WALNUT GROVE - When the sun goes down and darkness falls over the outdoor amphitheater, the past is illuminated through the eyes of Laura Ingalls Wilder in the production of “Fragments of a Dream.”
For 38 years, Walnut Grove has been home to the pageant that tells the story of Laura Ingalls Wilder’s time living “On the Banks of Plum Creek.”
The story is narrated by adult Laura - played by Heidi Morgan - as she reminisces about her time in Walnut Grove and the hardships her family and the community faced. During the approximately two-hour performance, Laura’s family struggles through a grasshopper plague that devours their crop, a prairie fire that almost takes the family’s house and how the blindness of Mary - one of Laura’s sisters - tests the Ingalls’ strength.
Though the family had its hard times, the Ingalls enjoyed plenty of happiness when they were able showcase their love for one another, share their faith in God and help build a loving community filled with all types of charismatic characters.
Each of the 16 scenes took on a small story of their own. From building the town church, creating a city council, celebrating Christmas and Laura’s birthday party on Plum Creek, it seems as though there was never a dull moment in Laura’s time growing up in Walnut Grove.
Just as the Ingalls family help build Walnut Grove, those that partake in the Laura Ingalls Wilder Pageant have built their own community. Errol Steffen, who plays Charles Ingalls, is the only cast member to be involved for all 38 years of pageant productions. He said the people he works with keep him coming back.
“Getting together with all the people is great,” Steffen said. “We get together for a couple months and then, after it’s over, you just don’t see any of them hardly at all for the rest of the year. It’s like another world out here.”

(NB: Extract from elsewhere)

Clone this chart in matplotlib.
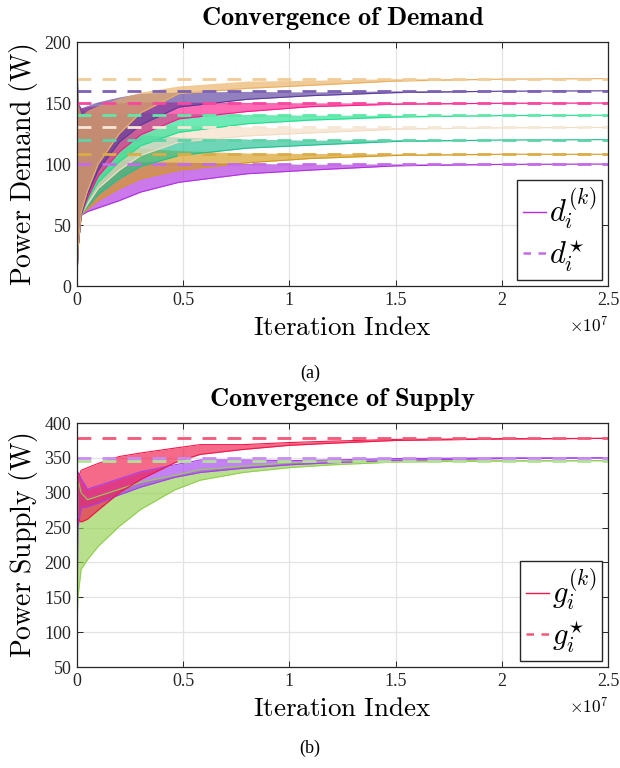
import matplotlib
matplotlib.use("Agg")
import matplotlib.pyplot as plt
from matplotlib.lines import Line2D

plt.rcParams['font.family'] = ['Liberation Serif', 'DejaVu Serif']
plt.rcParams['mathtext.fontset'] = 'cm'

d_iters = [0, 0.005, 0.02, 0.05, 0.1, 0.2, 0.3, 0.48, 0.8, 1.1, 1.5, 2.0, 2.5]

# demand targets d_i*
d_targets = [100, 108, 120, 130, 140, 150, 160, 170]

# lower / upper envelopes of the oscillating d_i^(k)
d100_lo = [2, 30, 58, 61, 64, 70, 77, 85, 92, 95, 98.5, 99.7, 100]
d100_hi = [200, 150, 140, 125, 112, 104, 102, 101.5, 100.5, 99.5, 100, 100, 100]
d108_lo = [2, 30, 58, 63, 70, 80, 88, 95, 101, 104.5, 107, 108, 108]
d108_hi = [200, 150, 142, 135, 125, 116, 113, 111, 109, 108.6, 108.3, 108, 108]
d120_lo = [2, 30, 58, 65, 75, 88, 98, 107, 113, 115.5, 118.5, 119.7, 120]
d120_hi = [200, 150, 143, 138, 132, 127, 124, 122, 120.5, 119.5, 120, 120, 120]
d130_lo = [2, 30, 58, 67, 80, 95, 107, 118, 123, 125.5, 128.5, 129.7, 130]
d130_hi = [200, 150, 144, 140, 137, 135, 133, 131.7, 130.5, 129.3, 130, 130, 130]
d140_lo = [2, 30, 58, 70, 85, 102, 115, 126, 133, 136, 138.5, 139.7, 140]
d140_hi = [200, 150, 145, 143, 142, 142, 142, 141.5, 140.7, 140, 140, 140, 140]
d150_lo = [2, 30, 58, 72, 90, 110, 124, 137, 143, 147, 149, 149.8, 150]
d150_hi = [200, 150, 146, 147, 148, 150, 151, 150.8, 150.5, 150, 150, 150, 150]
d160_lo = [2, 30, 58, 75, 95, 118, 132, 146.7, 153, 156, 158.5, 159.7, 160]
d160_hi = [200, 150, 146, 148, 151, 155, 158, 159, 159.5, 159, 160, 160, 160]
d170_lo = [2, 30, 60, 78, 100, 125, 142, 157.7, 162, 164.5, 168, 169.6, 170]
d170_hi = [200, 150, 140, 144, 148, 154, 159, 164, 168, 168.6, 170, 170, 170]

# supply
g_iters = [0, 0.005, 0.02, 0.05, 0.1, 0.2, 0.3, 0.46, 0.58, 0.78, 1.0, 1.2, 1.5, 2.0, 2.5]
g_targets = [378, 350, 346]
g378_lo = [245, 262, 258, 262, 275, 300, 319, 343, 355, 362, 368, 371, 375, 377, 378]
g378_hi = [250, 320, 332, 336, 342, 352, 357, 364, 369, 369, 372, 374, 376.5, 377.5, 378]
g350_lo = [100, 250, 278, 280, 285, 297, 308, 322, 329, 335, 340, 343, 346.5, 349, 350]
g350_hi = [100, 330, 320, 305, 310, 320, 330, 340, 347, 347, 346, 347, 349, 350, 350]
g346_lo = [100, 150, 190, 204, 223, 252, 276, 304, 318, 329, 336, 340, 344, 345.5, 346]
g346_hi = [100, 320, 300, 290, 295, 305, 315, 325, 333, 338, 343, 345, 345.8, 346, 346]

d_series = [(d100_lo, d100_hi), (d108_lo, d108_hi), (d120_lo, d120_hi), (d130_lo, d130_hi),
            (d140_lo, d140_hi), (d150_lo, d150_hi), (d160_lo, d160_hi), (d170_lo, d170_hi)]
d_colors = ['#b030e0', '#d49a18', '#20c090', '#f3dcc4', '#20e090', '#ff1a8c', '#5a3c9c', '#eab060']
d_dash = ['#c46ce8', '#dcac48', '#5cd4a8', '#f6e6d6', '#60e8a8', '#f5489e', '#7c62b4', '#f2cc98']

g_series = [(g346_lo, g346_hi), (g350_lo, g350_hi), (g378_lo, g378_hi)]
g_order = [2, 1, 0]  # colour index for each g_series entry
g_colors = ['#f0184a', '#a53ef0', '#92d050']
g_dash = ['#f25878', '#c88cf2', '#b4e09a']

fig = plt.figure(figsize=(6.2, 7.68), dpi=100)
ax1 = fig.add_axes([0.124, 0.6276, 0.857, 0.3177])
ax2 = fig.add_axes([0.124, 0.1315, 0.857, 0.3177])


def style(ax, ylim, yticks, ylabel, title):
    ax.set_xlim(0, 2.5)
    ax.set_ylim(*ylim)
    ax.set_xticks([0, 0.5, 1, 1.5, 2, 2.5])
    ax.set_xticklabels(['0', '0.5', '1', '1.5', '2', '2.5'])
    ax.set_yticks(yticks)
    ax.grid(True, color='#e3e3e3', lw=0.9)
    ax.set_axisbelow(True)
    ax.tick_params(direction='in', top=True, right=True, length=4, width=0.7,
                   colors='#262626', labelsize=13, pad=4)
    for s in ax.spines.values():
        s.set_color('#262626')
        s.set_linewidth(0.9)
    ax.set_xlabel(r'$\mathrm{Iteration\ Index}$', fontsize=19.5, labelpad=5)
    ax.set_ylabel(ylabel, fontsize=20, labelpad=3)
    ax.set_title(title, fontsize=19, pad=12)
    ax.text(1.0, -0.125, r'$\times10^{7}$', transform=ax.transAxes, ha='right',
            va='top', fontsize=12.5)


# demand
for (lo, hi), c in zip(d_series, d_colors):
    ax1.fill_between(d_iters, lo, hi, color=c, alpha=0.65, lw=0)
    ax1.plot(d_iters, lo, color=c, lw=0.8)
for t, c in zip(d_targets, d_dash):
    ax1.plot([0, 2.5], [t, t], color=c, lw=2.0, ls=(0, (5, 4)))
style(ax1, (0, 200), [0, 50, 100, 150, 200], r'$\mathrm{Power\ Demand\ (W)}$',
      r'$\mathbf{Convergence\ of\ Demand}$')
h1 = [Line2D([], [], color=d_colors[0], lw=1.0),
      Line2D([], [], color=d_dash[0], lw=1.8, ls=(0, (3, 3)))]
ax1.legend(h1, [r'$d_i^{(k)}$', r'$d_i^{\star}$'], loc='lower right', fontsize=22,
           handlelength=0.75, handletextpad=0.1, borderpad=0.2, labelspacing=0.15,
           borderaxespad=0.2, fancybox=False, edgecolor='#262626', framealpha=1)

# supply
for (lo, hi), c in zip(g_series, [g_colors[i] for i in g_order]):
    ax2.fill_between(g_iters, lo, hi, color=c, alpha=0.65, lw=0)
    ax2.plot(g_iters, lo, color=c, lw=0.8)
    ax2.plot(g_iters, hi, color=c, lw=0.8)
for t, c in zip(g_targets, g_dash):
    ax2.plot([0, 2.5], [t, t], color=c, lw=2.0, ls=(0, (5, 4)))
style(ax2, (50, 400), [50, 100, 150, 200, 250, 300, 350, 400], r'$\mathrm{Power\ Supply\ (W)}$',
      r'$\mathbf{Convergence\ of\ Supply}$')
h2 = [Line2D([], [], color=g_colors[0], lw=1.0),
      Line2D([], [], color=g_dash[0], lw=1.8, ls=(0, (3, 3)))]
ax2.legend(h2, [r'$g_i^{(k)}$', r'$g_i^{\star}$'], loc='lower right', fontsize=22,
           handlelength=0.75, handletextpad=0.1, borderpad=0.2, labelspacing=0.15,
           borderaxespad=0.2, fancybox=False, edgecolor='#262626', framealpha=1)

fig.text(0.5, 1 - 373 / 768, '(a)', ha='center', va='center', fontsize=13)
fig.text(0.5, 1 - 748 / 768, '(b)', ha='center', va='center', fontsize=13)

fig.savefig('out.png', dpi=100)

The pageant runs one more weekend this year on July 24 and 25. The show continues to draw crowds from all over the country and world each year.
“I’m thankful for the people that started Walnut Grove and those who pushed for the pageant,” wrote Erin Richards, the pageant’s director, in her program notes. “They have helped me become who I am today and have instilled in me that wonderful sense of community. I hope it will continue long after I am gone.
“Walnut Grove is a small community, but it has a huge heart that continues to beat strongly 141 years after Laura and her family arrived.”